Hidden Hill Nursery's Famous Pickles

Pickle Pandemonium

Bob Hill Hidden Hill News & Updates

This, to my memory, is the first mini-treatise I have ever written on pickles. It comes to you somewhat courtesy of Janet Hill, who has filled our house with the unmistakable, lingering odor of pickle brine during her almost annual process of converting innocent cucumbers into thinly sliced hamburger helpers.

She does it with a nearly 50-year-old, hand-written recipe she has scotch-taped inside the door of the Hoosier cupboard we bought for $15 way back when from a wonderful neighbor lady – Irma Doctor – who told us if we could get it out of her basement, that would be her price.

No problem.

For those of you seeking pickle omens, we never thought we would ever be living in Indiana, either.

Janet Hill’s old-fashioned pickle recipe requires two weeks of pickle processing, torturing the poor cucumber slices in alternating baths of brine and spice-tainted water, a formula she adheres to religiously.

Janet Hill's Famous Pickles

Once she decides to make pickles we are not allowed vacations, out of town visits or even overnight trips for two weeks.

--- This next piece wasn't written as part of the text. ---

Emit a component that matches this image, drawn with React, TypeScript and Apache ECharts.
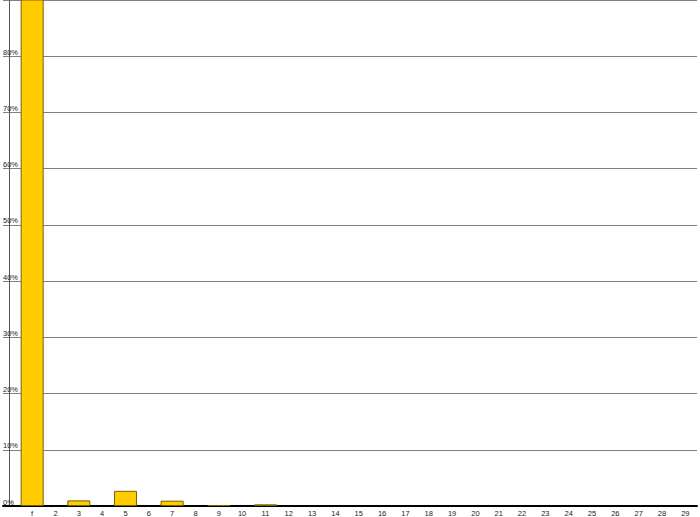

One of my fears about that is if I die I will have to give her two weeks pickle notice.

On the other hand, my job in this pickle-making process is to periodically dump out the pickle-water, which could keep me around a while, or at least needed.

Proof of that can be found on the ancient pickle recipe scotch-taped to our Hoosier cupboard door. Also serving as an ancient pickle-making time line, it goes:

Sunday, July 11 – Put in brine.

Sunday, July 25 – Put pickles in jars.

There is, of course, a lot of stuff written between those entries about alum water, six pints sugar, six pints cider vinegar and one tablespoon pickling spice, but the important thing to remember is that precise two weeks between July 11 and July 25.

Hidden Hill Nursery's Famous Pickle Recipe

God only knows what would happen if we had to leave town and the pickles only languished in their brine for 13 days. If the process went 15 days, we could never go home again.

The other thing about Janet Hill’s pickles is they will soak for those two weeks in an old fashioned, five-gallon pickle crock we have probably had around since Irma Doctor offered us the Hoosier cupboard.

That dates back to a dark period in my life when I never met a farm auction I didn’t like, which explains why there are still six rusty iron wheels, two worthless kerosene lanterns and a busted corn sheller in the loft of our barn. Farm-auction counseling has turned out to actually be cheaper than attending farm auctions.

Actually, we have owned several pickle crocks over the years, and the one thing I know for certain about making pickles is that if your crock pot begins to leak you’ve got a problem on your hands.

And your kitchen floor.

Anyway, seeking truth in this art of making pickles I asked Janet Hill what kind of cucumbers she used to make pickles and she replied “pickling cucumbers.”

Forever the reporter – and seeking a little more depth – I immediately went to my old-fashioned, non-pickled computer and asked it to rattle off a few pickle varieties.

Good Ol’ Wikipedia listed precisely 115 named cucumbers – none of which I believe is languishing in our kitchen. But I would be a mighty poor journalist if I did not share with you the description offered for – and who could have guessed this? – the “Aardvark Cucumber.”

I quote:

“The aardvark cucumber is a kind of cucumber from southern Africa, tropical Africa and Madagascar which fruits underground. It is reliant on the aardvark to eat the fruit in order to spread and rebury the seeds of the plant. Aardvarks eat the fruit for its water content and propagate the seeds through their feces, which are then buried by the animals. This plant may be the only reason why the aardvark is the only mammal feeding on ants and termites that has retained functional cheek teeth.”

I don’t know about you, but that’s just not the type of information you might expect to find investigating the fine art of pickling cucumbers. So tell that story to your dentist on the next visit.

By the way, Janet Hill pickles really good pickles, but we’re all going to have to wait maybe two weeks for the next batch.